The agencies know their brand names could be hurt by any suggestion they were caving in to political pressure. And after they faced criticism for being slow to realise the scale of the global credit crisis, they do not want to appear slow in recognising the euro zone debt crisis.
“The EU wants them to take a more optimistic view…but they are strongly inclined to be pessimistic,” said Kapoor. “They are paranoid about getting burnt again. The tug of war is going to continue.”

Meanwhile, efforts to assert control over the agencies have run into legal and practical obstacles. Although the EU is examining the idea of setting up a European agency to assess the creditworthiness of countries, providing an alternative to the agencies, it is not clear how this would be financed or run. Many in the financial industry believe it would lack credibility as investors would see it as vulnerable to political influence.
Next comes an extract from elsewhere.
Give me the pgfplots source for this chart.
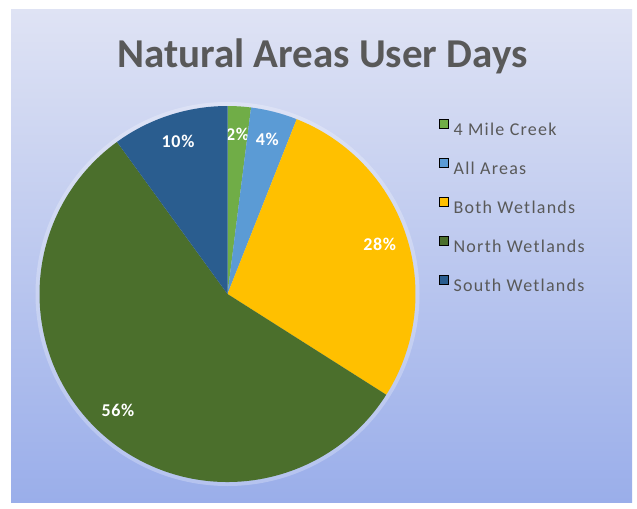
\documentclass[border=0pt]{standalone}
\usepackage{fontspec}
\setmainfont{Carlito}
\usepackage{pgfplots}
\pgfplotsset{compat=1.18}
\usepackage{pgfplotstable}

\definecolor{cA}{HTML}{70AD47}
\definecolor{cB}{HTML}{5B9BD5}
\definecolor{cC}{HTML}{FFC000}
\definecolor{cD}{HTML}{4B6F2C}
\definecolor{cE}{HTML}{2A5D8F}
\definecolor{txtgray}{HTML}{595959}
\definecolor{bgtop}{HTML}{DFE3F4}
\definecolor{bgbot}{HTML}{9AAEEA}

\newcommand\legfont{\fontsize{18}{20}\selectfont\addfontfeatures{LetterSpace=7}}
\newcommand\lblfont{\fontsize{18}{20}\selectfont\bfseries\addfontfeatures{LetterSpace=4}}
\newcommand\titlefont{\fontsize{41}{48}\selectfont\bfseries}

% share of user days (percent), slice colour
\pgfplotstableread{
value col
2  cA
4  cB
28 cC
56 cD
10 cE
}\piedata

\begin{document}
\begin{tikzpicture}
\begin{axis}[
  scale only axis, width=637pt, height=502pt,
  xmin=0, xmax=637, ymin=0, ymax=502, y dir=reverse,
  axis lines=none, clip=false,
  legend image code/.code={\fill[#1] (0pt,3pt) rectangle (9pt,12pt);},
  legend cell align=left,
  legend style={at={(axis cs:439,119)}, anchor=north west,
    draw=none, fill=none, inner sep=0pt, font=\legfont, text=txtgray,
    row sep=18.4pt, column sep=5pt,
    nodes={inner sep=0pt, text height=12.5pt, text depth=4pt}},
]
\fill[white] (axis cs:0,0) rectangle (axis cs:637,502);
\shade[top color=bgtop, bottom color=bgbot] (axis cs:11,9) rectangle (axis cs:632,502);
\fill[white, opacity=0.25] (axis cs:227.5,294) circle[radius=192pt];

\node[anchor=base, font=\titlefont, text=txtgray] at (axis cs:322.5,67) {Natural Areas User Days};

\gdef\cum{0}
\pgfplotsinvokeforeach{0,...,4}{
  \pgfplotstablegetelem{#1}{value}\of\piedata
  \let\pv\pgfplotsretval
  \pgfplotstablegetelem{#1}{col}\of\piedata
  \let\pc\pgfplotsretval
  \pgfmathsetmacro\angA{90-3.6*\cum}
  \pgfmathsetmacro\angB{\angA-3.6*\pv}
  \pgfmathsetmacro\angM{(\angA+\angB)/2}
  \pgfmathsetmacro\newcum{\cum+\pv}
  \xdef\cum{\newcum}
  \edef\tmp{%
    \noexpand\fill[\pc] (axis cs:227.5,294) -- ++(\angA:188pt)
      arc[start angle=\angA, end angle=\angB, radius=188pt] -- cycle;
    \noexpand\path (axis cs:227.5,294) ++(\angM:160pt)
      node[text=white, font=\noexpand\lblfont] {\pv\noexpand\%};
  }
  \tmp
}

\addlegendimage{fill=cA}\addlegendentry{4 Mile Creek}
\addlegendimage{fill=cB}\addlegendentry{All Areas}
\addlegendimage{fill=cC}\addlegendentry{Both Wetlands}
\addlegendimage{fill=cD}\addlegendentry{North Wetlands}
\addlegendimage{fill=cE}\addlegendentry{South Wetlands}
\end{axis}
\end{tikzpicture}
\end{document}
A proposal to make the agencies legally liable if a downgrade of a country turns out to be incorrect faces similar difficulties. Officials have come up with only a vague definition of incorrect, raising concern that decisions to apply the law would essentially be political.

The agencies, worried this could expose them to claims from thousands of bond holders, have warned it might prompt them to stop rating some countries altogether — a step which might simply increase uncertainty in financial markets.

Other EU proposals aim to reduce the dependence of the financial system on ratings; currently, regulations require banks to refer to ratings when judging the riskiness of debt and how much capital they must keep to cover any losses. But it is not clear what banks would use in place of ratings.

The first draft of the laws may not be ready until November, said one official familiar with the process. This is months later than some regulatory experts in Brussels had expected.


In coming weeks Europe will be more vulnerable to the decisions of the rating agencies than it has ever been, as the EU tries to put together a new bailout of Greece that for the first time would include a contribution by private investors in the form of a rollover of Greek debt.

The agencies’ evaluation of the rollover will help to determine whether the European Central Bank supports it and whether financial markets respond positively to the bailout.

So far, rating agency analysts have taken a hard line, saying they would probably classify a rollover as a default even if it were presented as voluntary, since it would involve an element of coercion: to some degree, bond holders would be taking part because they feared the consequences of not doing so.

That poses a major problem because ECB President Jean-Claude Trichet has insisted the central bank will not endorse any solution that involves a default.

In the end, some EU officials believe, the problem may be solved with a mild form of rollover: perhaps a commitment by private investors to buy new Greek bonds when existing ones matured. Under this scenario, the agencies would not declare Greece in full default but only in “selective” or “restricted” default, and they would lift this status after a brief period, minimising any negative impact on markets.

Before they commit themselves to such a scenario, however, EU officials will want to have an understanding that the rating agencies will go along with it. It is not clear whether that would be forthcoming.

Wolf Klinz, a German member of the European Parliament who wrote a report on reforming the ratings sector, predicts that addressing the flaws in the system will take up to three years. By that time, the fate of Greece may have been decided.